As volunteers we often found ourselves as the centre of attention on non-match days, when soccer news was scarce. I was interviewed by a Vietnamese and Argentinean T.V station and my photo made it into a newspaper in Russia.
By the end of the tenure of Loftus as a World Cup venue, the media volunteers had won over many of the journalists, some of whom were once critical were now complimentary and many were sad to say goodbye.

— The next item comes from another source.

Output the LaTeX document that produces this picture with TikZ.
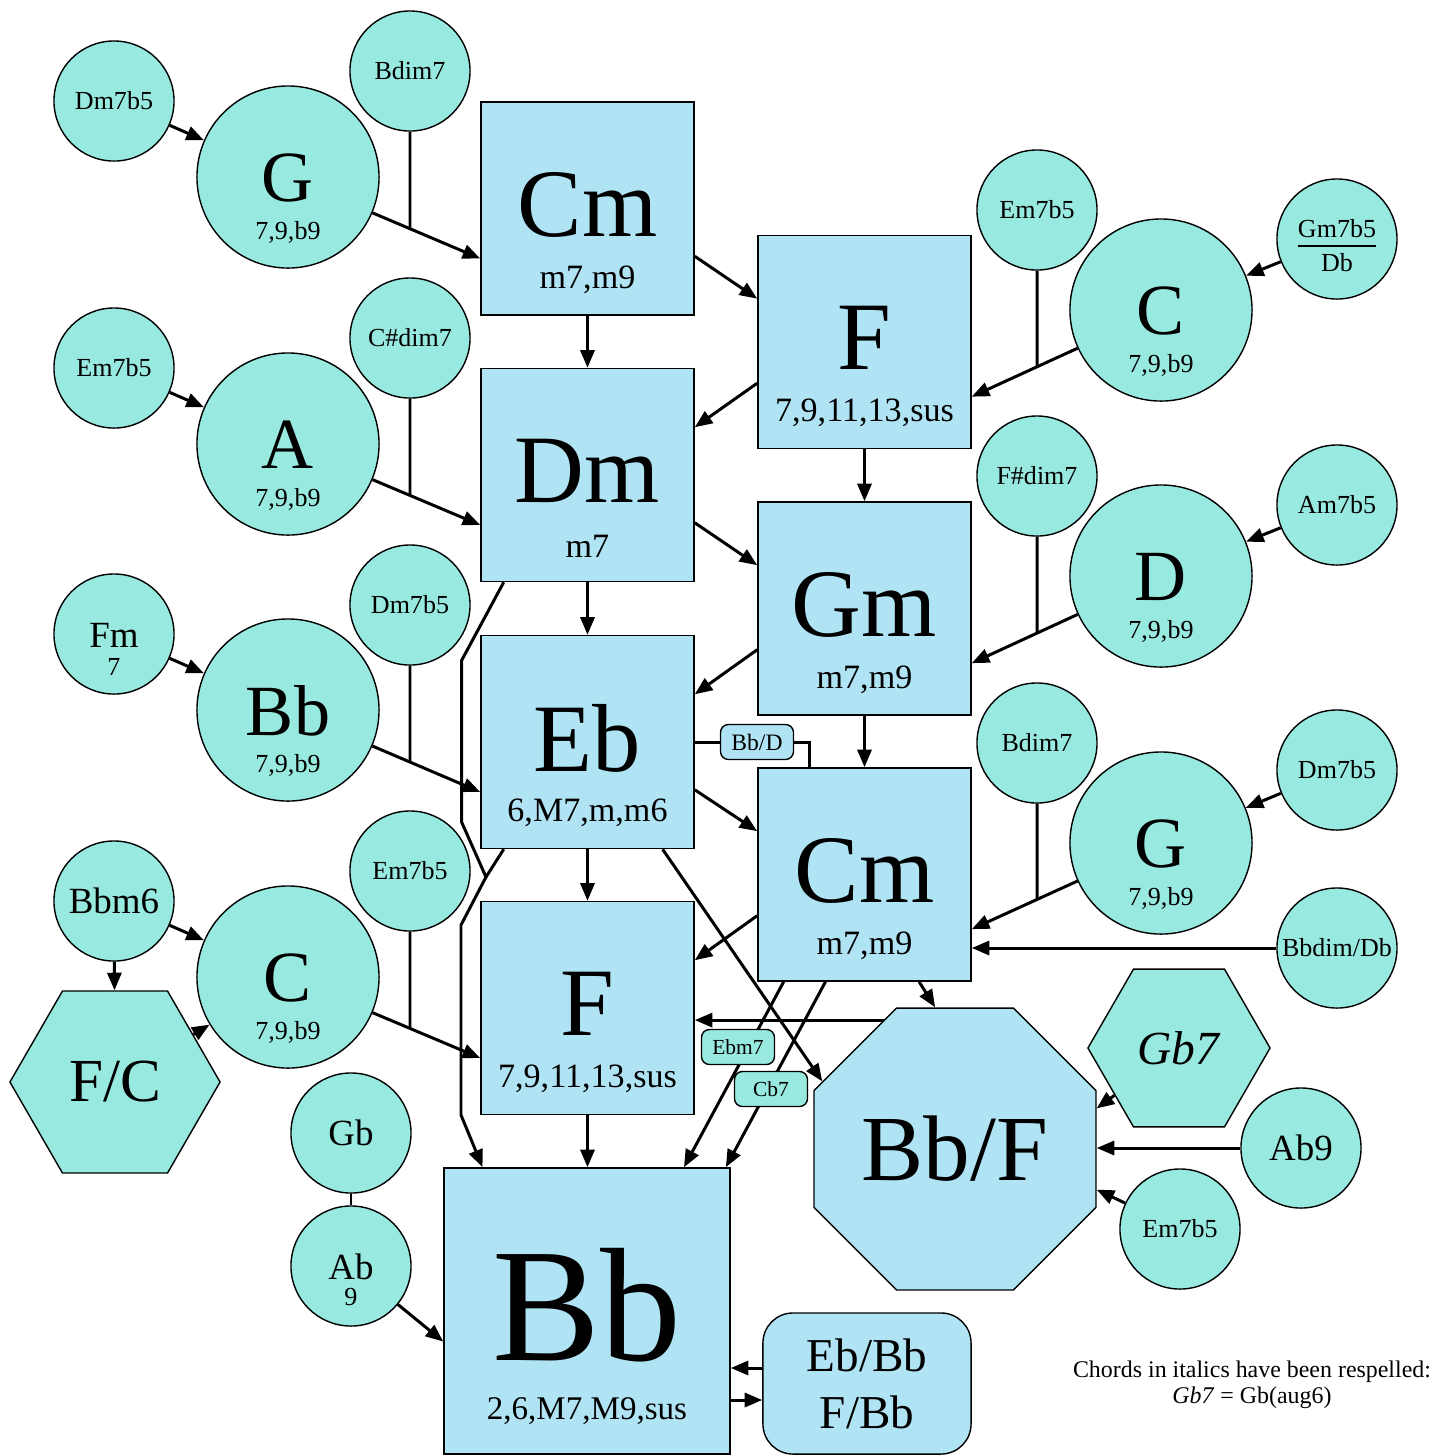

It is hard to believe that the 2010 FIFA World Cup is coming to an end, FIFA will leave and as will the thousands of soccer fans, journalists and officials from all over the world. When the final whistle blows on 11th July 2010, I will reflect on a month of human togetherness, passion and incomparable pride. It remains to be seen as to whether the World Cup will have a lasting effect on South Africa. What is certain, however, is that South Africa embraced the world and the world, slowly but surely, embraced South Africa.